The airport is also used regularly by C&S Wholesale Grocers, one of nine businesses in Keene that employ more than 100 people, according to the plan.

Airport Manager John G. “Jack” Wozmak told city councilors last week that he has been reaching out to businesses about whether they want to use the airport for their home operations.

He has already connected with 25 to 30 companies, but “economic development is like fishing,” he said.

“We just have to keep trying.”

He added that airport traffic is up, and word is spreading about the facility, especially with The Flight Deck restaurant now there.

“What will come of it, I don’t know,” he said.

City Manager Medard K. Kopczynski appointed Wozmak airport manager in 2016.

Wozmak and Deck presented the master plan update to the full City Council last week.

The council’s planning, licenses and development committee is scheduled to review the report at its meeting tonight. The committee may also make a recommendation that the full council adopt the plan at the council’s next meeting.

A to-do list

Work that’s needed at the airport in coming years is divided in the master plan into short-, intermediate- and long-term projects.

They include reconstructing and realigning runways and removing obstructions approaching those runways. Removing some of the obstructions will involve securing easements to take down trees on private land, the plan says.

Other projects would be to install a fence to keep wildlife out of all areas of the facility and move an instrument system that measures wind flow.

The airport, which has some chain-link fencing mostly by the terminal area and along Airport Road and Old Homestead Highway, was the site of a plane versus deer crash last year.

As for the instrument system — called an Automatic Surface Observation System — it wasn’t installed in the correct location and needs to be move to record accurate wind readings, the plan says.

The plan also recommends expanding the aircraft parking area by the terminal building, building a new aircraft fuel farm, reconstructing a taxiway and making improvements to hangars and lighting.

Another project the airport could benefit from is the installation of a solar farm, according to Deck, who said he has identified at least 80 acres between five locations that could host solar arrays.
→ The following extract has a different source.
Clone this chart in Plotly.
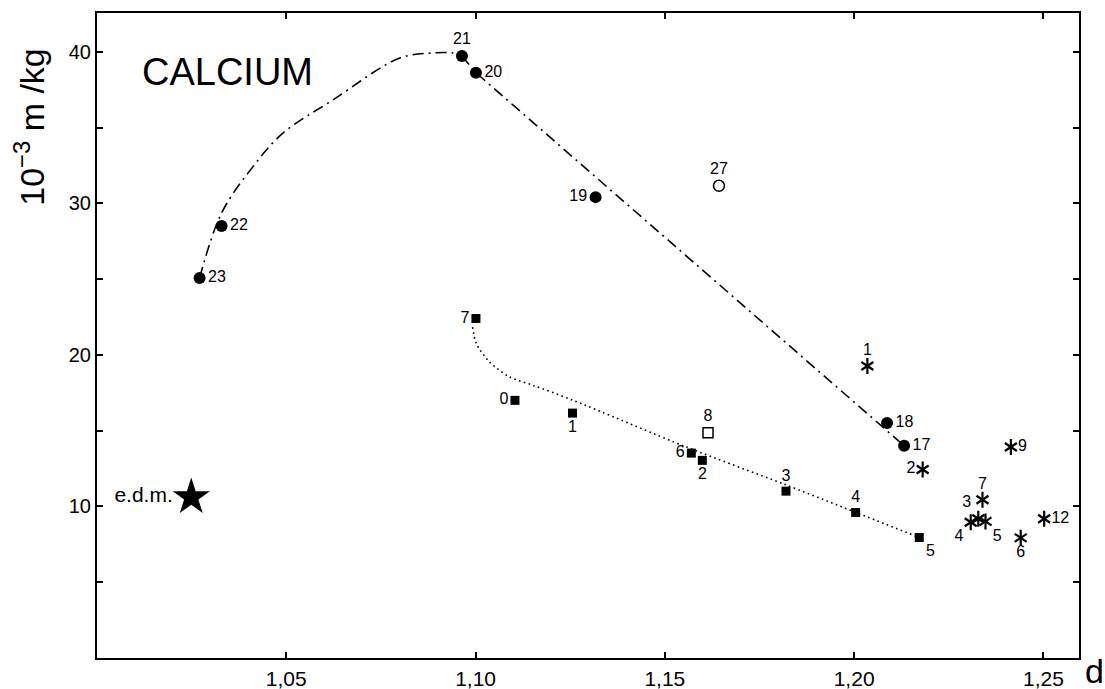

The areas aren’t required for aviation development, and the FAA has said that the arrays wouldn’t interfere with air traffic, he said.
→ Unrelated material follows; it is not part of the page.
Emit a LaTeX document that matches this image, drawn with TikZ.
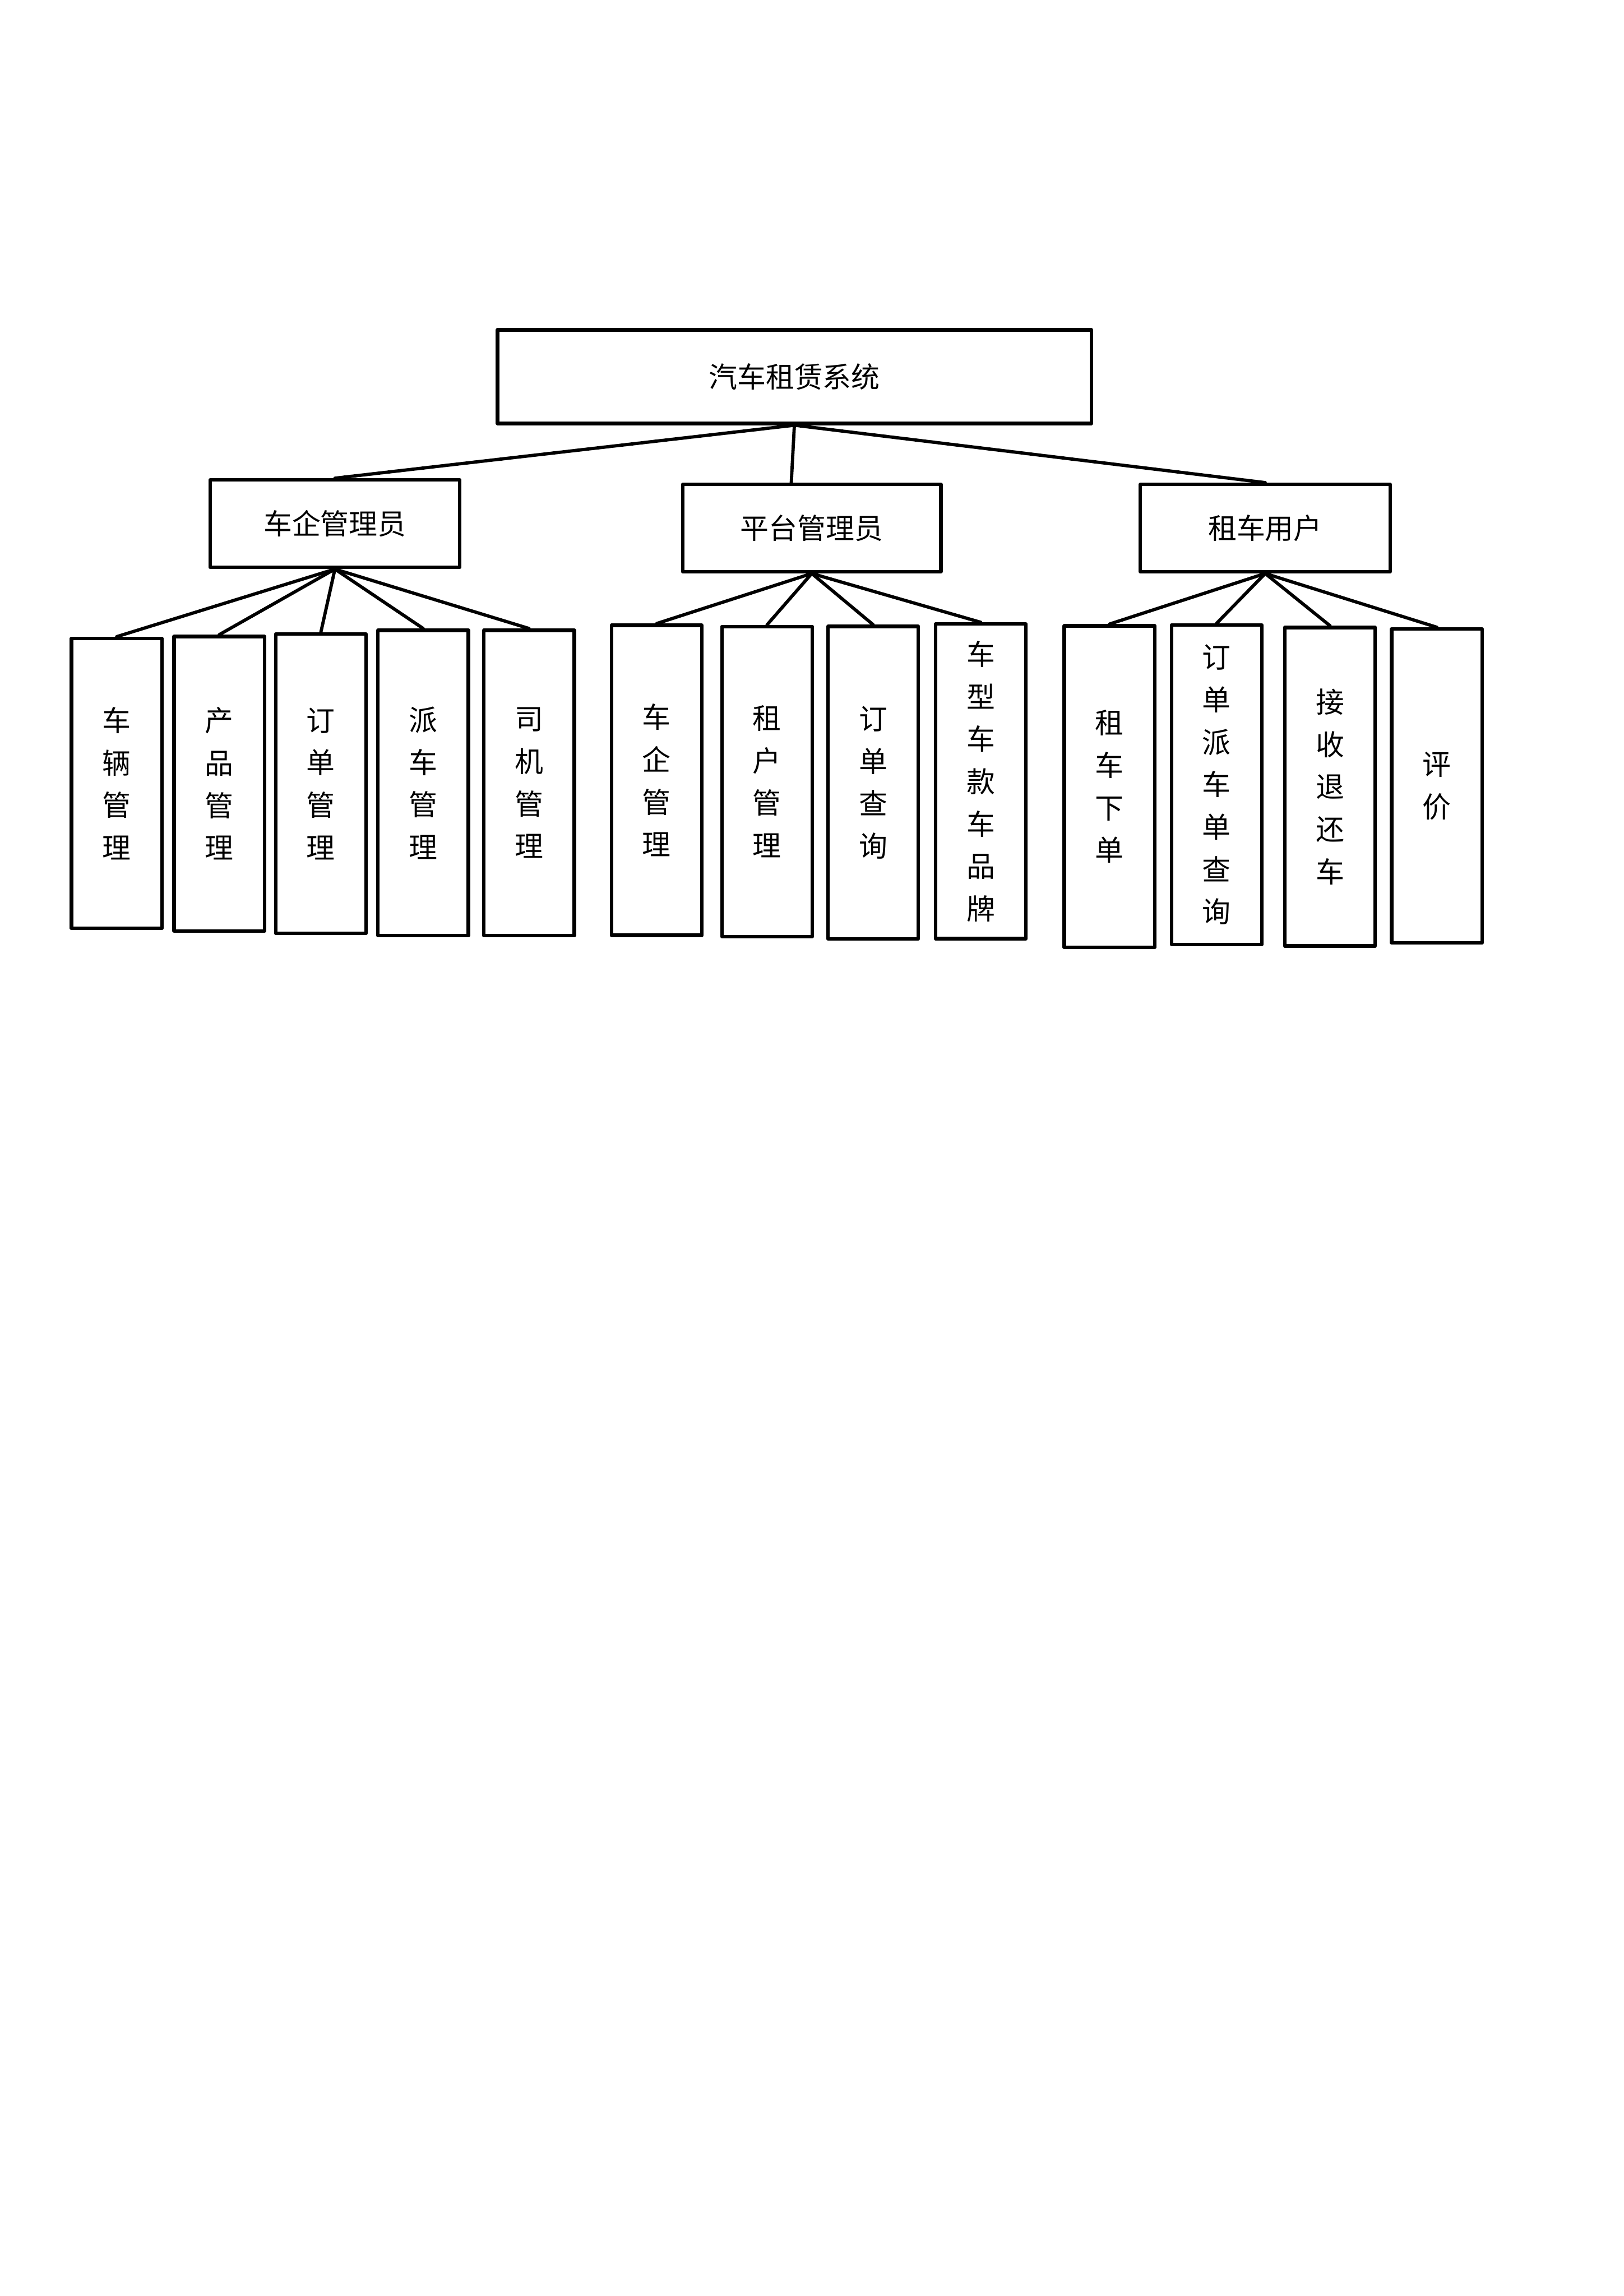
\documentclass[tikz,border=0pt]{standalone}
\usepackage{fontspec}
\newfontfamily\cjk{Noto Sans CJK SC}

\begin{document}
\begin{tikzpicture}[line cap=round,line join=round,x=1.0cm,y=1.0cm,
	box/.style={draw,line width=1.3pt,inner sep=0pt,font=\cjk\fontsize{10.5}{15.6}\selectfont,align=center},
	leaf/.style={box,minimum width=1.17cm},
	link/.style={line width=1.2pt}]
	\useasboundingbox (0,0) rectangle (21,29.7);
	% top
	\node[box,minimum width=7.68cm,minimum height=1.21cm] (sys) at (10.275,24.827) {汽车租赁系统};
	% second level
	\node[box,minimum width=3.23cm,minimum height=1.13cm] (qiye) at (4.332,22.926) {车企管理员};
	\node[box,minimum width=3.34cm,minimum height=1.13cm] (pingtai) at (10.500,22.869) {平台管理员};
	\node[box,minimum width=3.23cm,minimum height=1.13cm] (yonghu) at (16.365,22.869) {租车用户};
	\coordinate (ptin) at ([xshift=-0.04cm]sys.south |- pingtai.north);
	\draw [link] (sys.south) -- (qiye.north);
	\draw [link] (sys.south) -- (ptin);
	\draw [link] (sys.south) -- (yonghu.north);
	% 车企管理员
	\node[leaf,minimum height=3.75cm] (cheliang) at (1.509,19.566) {车\\辆\\管\\理};
	\node[leaf,minimum height=3.81cm] (chanpin) at (2.836,19.562) {产\\品\\管\\理};
	\node[leaf,minimum height=3.87cm] (dingdan) at (4.150,19.562) {订\\单\\管\\理};
	\node[leaf,minimum height=3.95cm] (paiche) at (5.474,19.572) {派\\车\\管\\理};
	\node[leaf,minimum height=3.95cm] (siji) at (6.843,19.572) {司\\机\\管\\理};
	\draw [link] (qiye.south) -- (cheliang.north);
	\draw [link] (qiye.south) -- (chanpin.north);
	\draw [link] (qiye.south) -- (dingdan.north);
	\draw [link] (qiye.south) -- (paiche.north);
	\draw [link] (qiye.south) -- (siji.north);
	% 平台管理员
	\node[leaf,minimum height=4.01cm] (chequ) at (8.494,19.606) {车\\企\\管\\理};
	\node[leaf,minimum height=4.01cm] (zuhu) at (9.922,19.590) {租\\户\\管\\理};
	\node[leaf,minimum height=4.04cm] (chaxun) at (11.294,19.576) {订\\单\\查\\询};
	\node[leaf,minimum height=4.07cm] (chexing) at (12.686,19.592) {车\\型\\车\\款\\车\\品\\牌};
	\draw [link] (pingtai.south) -- (chequ.north);
	\draw [link] (pingtai.south) -- (zuhu.north);
	\draw [link] (pingtai.south) -- (chaxun.north);
	\draw [link] (pingtai.south) -- (chexing.north);
	% 租车用户
	\node[leaf,minimum height=4.16cm] (xiadan) at (14.351,19.524) {租\\车\\下\\单};
	\node[leaf,minimum height=4.13cm] (paidan) at (15.737,19.549) {订\\单\\派\\车\\单\\查\\询};
	\node[leaf,minimum height=4.12cm] (huanche) at (17.203,19.523) {接\\收\\退\\还\\车};
	\node[leaf,minimum height=4.06cm] (pingjia) at (18.585,19.533) {评\\价};
	\draw [link] (yonghu.south) -- (xiadan.north);
	\draw [link] (yonghu.south) -- (paidan.north);
	\draw [link] (yonghu.south) -- (huanche.north);
	\draw [link] (yonghu.south) -- (pingjia.north);
\end{tikzpicture}
\end{document}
Ward 3 Councilor Terry M. Clark said that while Keene underwrites the cost of running the airport, the master plan notes that the facility is a regional airport by definition.

The National Plan for Integrated Airports System classifies Dillant-Hopkins as a general aviation airport, which means it can be used by the public, but doesn’t have scheduled airline service or has fewer than 2,500 passengers boarding planes there per year.

In another report, the FAA categorized it as a regional airport. That means it (s)upports regional economies by connecting communities to statewide and interstate markets,” according to the 2012 report.

Clark said he wondered if having the airport classified as “regional” presents an opportunity to engage other area communities to help contribute to the cost of running and further developing it.

The city budgeted $614,298 to fund the airport in 2016-17, with $459,949 being offset by revenues from usage of the facility.

Wozmak said the conversation about the airport’s future has already started; the advisory committee for the airport master plan has talked a bit about what the airport’s operations could be going forward. That includes whether it should be overseen by an airport commission, he said.